Ted Subotky, Head Audio Engineer at The Kentucky Center for the Performing Arts, with the Midas & KT equipment that keeps the KCPA sounding world-class

“We handle everything from presidential conventions to rock concerts to lectures, along with a handful of annual television broadcasts,” says Doukas, “so we need a mic splitter to deliver reliability, high sound quality and flexibility. And, being a Midas house, we’ve set ourselves a high sonic benchmark, so the Klark Teknik DN1248 Plus splitters were the obvious choice: as well as having Midas Heritage-derived preamps they are also the FM version, which have balanced transformers on every output. No other product could offer the sonic clarity we’re used to here.”
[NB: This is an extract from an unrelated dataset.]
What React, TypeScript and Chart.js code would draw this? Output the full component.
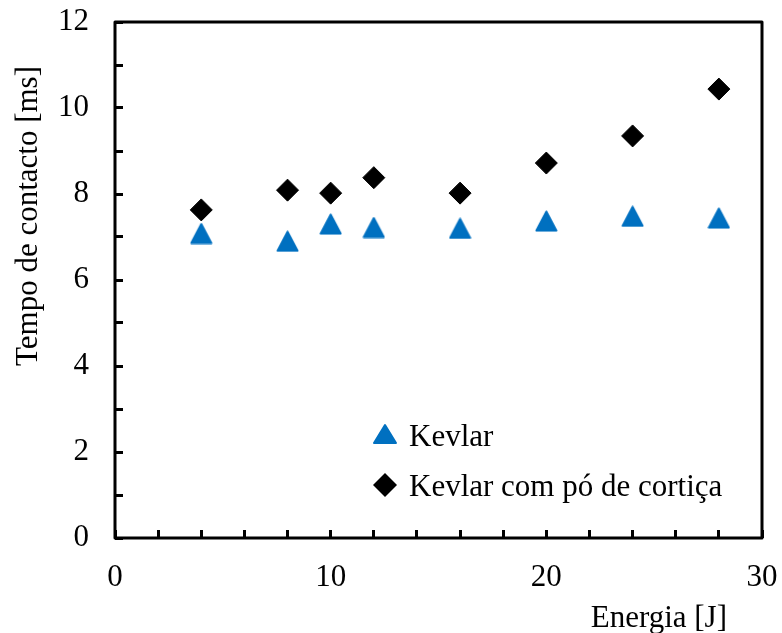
import React, { useEffect, useRef } from 'react';
import { Chart, registerables } from 'chart.js';

Chart.register(...registerables);

const energy = [4, 8, 10, 12, 16, 20, 24, 28];
const kevlar = [7.08, 6.9, 7.3, 7.22, 7.2, 7.37, 7.48, 7.44];
const kevlarCork = [7.63, 8.09, 8.02, 8.38, 8.02, 8.72, 9.35, 10.44];
const seriesLabels = ['Kevlar', 'Kevlar com pó de cortiça'];
const xTickLabels = [0, 10, 20, 30];
const yTickLabels = [0, 2, 4, 6, 8, 10, 12];
const xTitle = 'Energia [J]';
const yTitle = 'Tempo de contacto [ms]';

const FONT = '"Liberation Serif", "Times New Roman", serif';
const FONT_SIZE = 31;
const BLUE = '#0070C0';

function makeTriangle(w: number, h: number, color: string): HTMLCanvasElement {
  const c = document.createElement('canvas');
  c.width = w + 2;
  c.height = h + 2;
  const ctx = c.getContext('2d')!;
  ctx.fillStyle = color;
  ctx.strokeStyle = color;
  ctx.lineJoin = 'round';
  ctx.lineWidth = 2;
  ctx.beginPath();
  ctx.moveTo(c.width / 2, 1.5);
  ctx.lineTo(c.width - 1.5, c.height - 1.5);
  ctx.lineTo(1.5, c.height - 1.5);
  ctx.closePath();
  ctx.fill();
  ctx.stroke();
  return c;
}

const framePlugin = {
  id: 'frameAndText',
  afterDraw(chart: any) {
    const { ctx, chartArea } = chart;
    ctx.save();
    ctx.strokeStyle = '#000';
    ctx.lineWidth = 3;
    ctx.lineJoin = 'round';
    ctx.strokeRect(chartArea.left, chartArea.top, chartArea.right - chartArea.left, chartArea.bottom - chartArea.top);

    ctx.fillStyle = '#000';
    ctx.font = `${FONT_SIZE}px ${FONT}`;
    ctx.textAlign = 'right';
    ctx.textBaseline = 'alphabetic';
    ctx.fillText(xTitle, 727, 627);
    ctx.save();
    ctx.translate(37, 216);
    ctx.rotate(-Math.PI / 2);
    ctx.textAlign = 'center';
    ctx.fillText(yTitle, 0, 0);
    ctx.restore();

    const ds = chart.data.datasets;
    const rows = [
      { cy: 434, base: 446 },
      { cy: 485, base: 496 },
    ];
    ds.forEach((d: any, i: number) => {
      const r = rows[i];
      const mx = 385;
      ctx.fillStyle = d.backgroundColor;
      ctx.beginPath();
      if (i === 0) {
        ctx.lineJoin = 'round';
        ctx.strokeStyle = d.backgroundColor;
        ctx.lineWidth = 2;
        ctx.moveTo(mx, r.cy - 9);
        ctx.lineTo(mx + 11, r.cy + 9);
        ctx.lineTo(mx - 11, r.cy + 9);
        ctx.closePath();
        ctx.fill();
        ctx.stroke();
      } else {
        ctx.moveTo(mx, r.cy - 12);
        ctx.lineTo(mx + 12, r.cy);
        ctx.lineTo(mx, r.cy + 12);
        ctx.lineTo(mx - 12, r.cy);
        ctx.closePath();
        ctx.fill();
      }
      ctx.fillStyle = '#000';
      ctx.textAlign = 'left';
      ctx.textBaseline = 'alphabetic';
      ctx.fillText(d.label, 409, r.base);
    });
    ctx.restore();
  },
};

const zeroPad = (s: any) => {
  s.paddingTop = 0;
  s.paddingBottom = 0;
  s.paddingLeft = 0;
  s.paddingRight = 0;
};

export default function App() {
  const ref = useRef<HTMLCanvasElement | null>(null);

  useEffect(() => {
    document.body.style.margin = '0';
    const canvas = ref.current!;
    const tri = makeTriangle(21, 20, BLUE);
    const chart = new Chart(canvas, {
      type: 'scatter',
      data: {
        datasets: [
          {
            label: seriesLabels[0],
            data: energy.map((x, i) => ({ x, y: kevlar[i] })),
            pointStyle: tri as any,
            pointRadius: 11,
            backgroundColor: BLUE,
            borderColor: BLUE,
            showLine: false,
          },
          {
            label: seriesLabels[1],
            data: energy.map((x, i) => ({ x, y: kevlarCork[i] })),
            pointStyle: 'rectRot',
            pointRadius: 11,
            backgroundColor: '#000',
            borderColor: '#000',
            borderWidth: 1,
            showLine: false,
          },
        ],
      },
      options: {
        animation: false,
        responsive: false,
        devicePixelRatio: 1,
        layout: { padding: { top: 22, right: 20, left: 0, bottom: 0 } },
        plugins: { legend: { display: false }, tooltip: { enabled: false } },
        scales: {
          x: {
            type: 'linear',
            min: 0,
            max: 30,
            border: { display: false },
            grid: { drawOnChartArea: false, drawTicks: true, tickLength: -8, color: '#000', lineWidth: 3 },
            ticks: {
              stepSize: 2,
              autoSkip: false,
              maxRotation: 0,
              padding: 29,
              color: '#000',
              font: { family: FONT, size: FONT_SIZE },
              callback: (v: any) => (xTickLabels.includes(Number(v)) ? String(v) : ''),
            },
            afterFit: (s: any) => {
              s.height = 95;
              zeroPad(s);
            },
          },
          y: {
            type: 'linear',
            min: 0,
            max: 12,
            border: { display: false },
            grid: { drawOnChartArea: false, drawTicks: true, tickLength: -8, color: '#000', lineWidth: 3 },
            ticks: {
              stepSize: 1,
              autoSkip: false,
              padding: 34,
              color: '#000',
              font: { family: FONT, size: FONT_SIZE },
              callback: (v: any) => (yTickLabels.includes(Number(v)) ? String(v) : ''),
            },
            afterFit: (s: any) => {
              s.width = 115;
              zeroPad(s);
            },
          },
        },
      },
      plugins: [framePlugin],
    });
    return () => chart.destroy();
  }, []);

  return <canvas ref={ref} width={782} height={633} style={{ display: 'block', width: 782, height: 633 }} />;
}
left to right: Terry Schwartz, Master Electrician; Bill Mengel, Production Manager; Peter Bell, Head Carpenter and Ted Subotky, Head Audio Engineer

Doukas and Subotky assembled four DN1248 Plus splitters in a custom rack with high-end multi-connectors. The rack is wired with all four sets of 48 outputs interconnected, ready for splitting into any number of FOH, monitor, recording and multi-purpose mic configurations. Also included is a high quality rack-mounted powered monitor, configured to PFL any of the 48 splitter channels utilising the Solo Link feature of the DN1248 Plus splitter.

“I’m definitely an analogue person,” Doukas adds, “and it makes sense to have the same level of “rider-friendly” sound quality we have in our consoles in our splitter rack. Analogue is ideal for this application—warm sound and plenty of headroom. Of course, that said, we’re looking forward to beta-testing a Midas XL8; digital or analogue, if it sounds like Midas and KT, it’ll work for me.”